I answered, “Out to dinner with one friend” – which may sound sad to all you extroverts out there, but is in fact one of the more pleasurable things in this introvert’s life.  He thought it was a sad answer – there was genuine pity in his heart.  I didn’t expect either one of them to get it – by this time I really only had two clear thoughts:  1) why the fuck is he here? and 2) why the fuck am I here?  I don’t know why I didn’t get up and walk away.

The arrangement was so uneven that it wasn’t worth being friends.  I listened to her way more than she listened to me.  And it wasn’t just the time – it was the content, too.  I don’t know if she’s a superficial person, but there were definite limits to what could and could not be discussed.  When I was hurting, I wasn’t in a position to talk to her about it.  That isn’t who she is.  And that made my hurt that much worse.

From her point of view, people should keep their feelings to themselves.  Public displays of affection are verboten.  It explains why I didn’t have any “deep” emotional conversations with her – she may have been feeling lots of things, but they were private matters.  You might argue that our friendship lacked the trust it needed to share those kinds of things – and you’d be right.

Marc Maron says something like “you don’t really know whether you’re in a relationship until someone gets hurt.”  Because it’s exactly those moments when you realize that the relationship you have with someone is not a casual thing.  We were friends – emphasis on the lowercase “f.”  Now I’m looking for someone who isn’t afraid, not just of my feelings, but even more importantly, of showing and sharing theirs with me.

What Breaks YOUR Brain?

I’m kicking myself for at least not trying to chat with the woman who was sitting maybe twelve feet away from me but left the room maybe thirty minutes ago.  I’m not sure if she’s gone for the day or not – still have a little less than four hours remaining for today’s free “write in” – but I’d be lying if I said she wasn’t on my mind right now.  Tall slim brunette, around 40?  I can never tell, especially when some people take such damn great care of themselves.

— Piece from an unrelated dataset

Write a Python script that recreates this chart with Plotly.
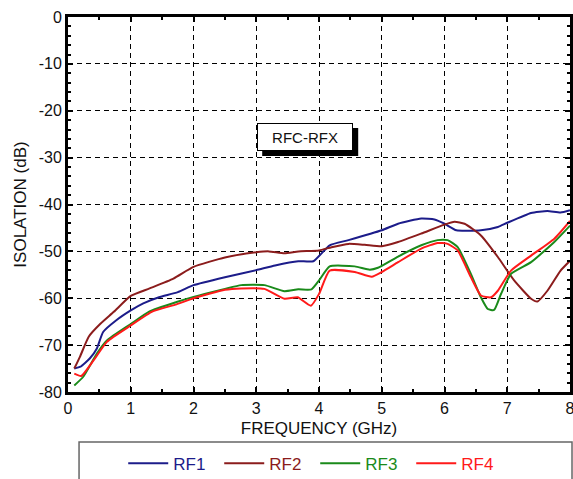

I like pretty (beautiful? gorgeous?) women – sue me.  I spent a huge part of my life trying to ignore that – otherwise, women will obviously think I’m just another one of those superficial men who care only about what a woman looks like, not who she is.  Frankly it took me a long time to allow myself to even look at women, for fear that she or someone else might catch me “gawking” at her and call me out about it.  And even before that, I shared the feeling with Jimmy Carter (and the Bible, I guess) that whenever you look lustfully at a woman, you commit sin in your heart.  I wanted to respect women, even though I had no idea what that really meant.

I’ve resolved the matter at least a little bit by believing that you respect others when you get to know who they are and, regardless of whether what you come to learn pleases or displeases you, you accept them as they are.  And I think that works in nearly every area of life, except for one:  sex.

Sex is the brain busting puzzle of my entire existence.  Being raised Catholic didn’t help matters, of course – in what other religion can you have so little information about sex and still wind up with so many kids being born?  Although, come to think of it, perhaps that’s EXACTLY what to expect with so little information.

Six of the seven boys in our family went to seminary.  The one that didn’t go is married (now over forty years, with three kids, four grandkids).  The next six boys:  married, then divorced (and now deceased), priest, married (two kids, nearly forty years), never married (me), married (two kids, twenty years), and married (two kids, thirty years).  My three sisters:  never married, married (one kid, now divorced) and married (no kids).  What did they figure out that I (and maybe my older sister) didn’t?